Your Leaders Are Not Your Leaders

This woman may give you better guidance than your daddy ever did.

Oh my God.

I am immersed in studying the Bible for a group I’m in, and I’m actively trying to get my head around a healthy experience of Christian Scripture. Most of us don’t have that. Scripture is a deep well of truth and beauty, and yet people in charge have shat all over it for many, many years, and we don’t know what to make of it, so we have to form our own understanding in the quiet dark of early morning.

(Okay, so maybe that’s not you, it’s me. Whatever.)

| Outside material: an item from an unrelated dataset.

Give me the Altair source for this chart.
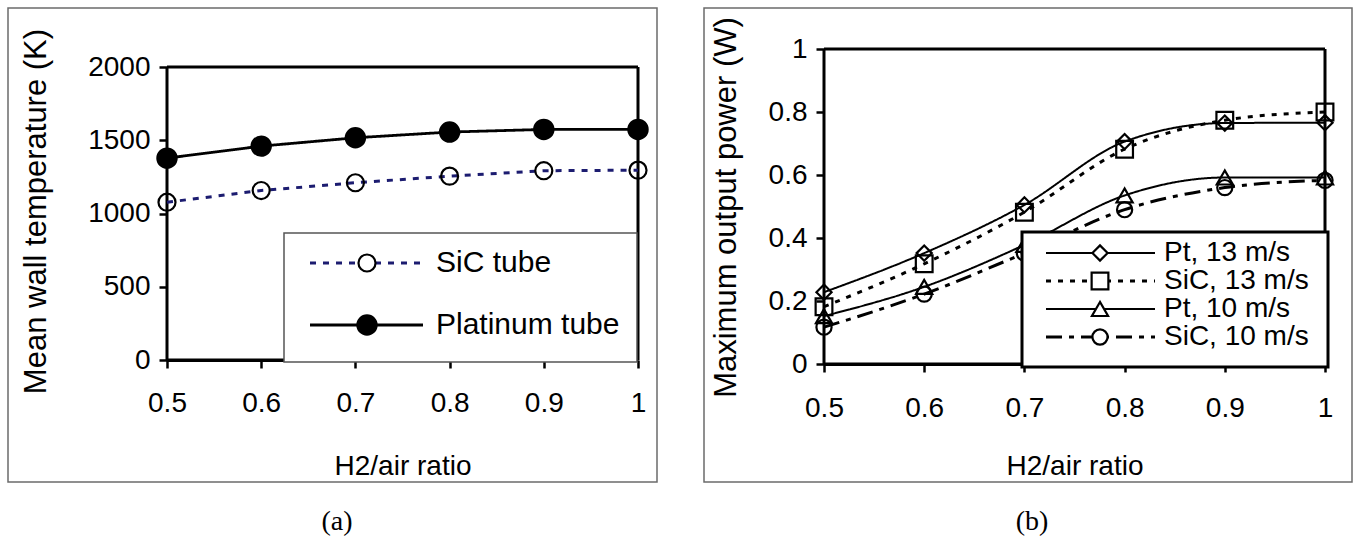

I am an artist, and a writer, and I love people, and I love story. And one of the things I’ve uncovered in recent years is a righteous anger about the way God and Jesus have been handled and talked about by people in power. These people who I feel have been out of alignment, and just flat out wrong for a very long time, have dictated the stories of the Bible, and have suggested they know better, and have suggested I’m inferior in my understanding because I’m a woman, and they’ve tried to lock me out of the pearly gates. And now I’m like, Yo. I’m a mother and a writer and a teacher. I’ve been an academic. I’ve studied yoga. I’m operating a small business in its infancy. I’ve been through some shit, I’ve come out on the other side, and bitches, I’ve come to play.

In boots.

Because every prophet needs a good pair of boots.

So much about Scripture is that it is a living, breathing entity. The way one engages with it is the way one might engage with a Tarot card. You look, and something beyond guides you, something that exists below the surface, beyond the literal. Only Tarot cards are kind of a problem, and I don’t do them anymore, because they just caused a big ol’ mess in my head. Scripture, on the other hand, is holy, a slow massage. It is not holy because it is the “literal word of God.” It is holy because it has the energy and seasoning of many many years, of many many hands of faithful people. None of those people was perfect. People who tell you what stories in the Bible mean do not necessarily know. Your job, your life’s work, is to uncover what God is calling you to do. It is to understand we are all different, and we all have a path. And if you are to lead a happy and fulfilling life, it has very little to do with big houses and fancy cars. (Those things are so nice, though!) It has much more to do with a life that is true to yourself, and true to your creator. And what’s true to being you does not have anything to do, necessarily, with someone else’s expectations and beliefs.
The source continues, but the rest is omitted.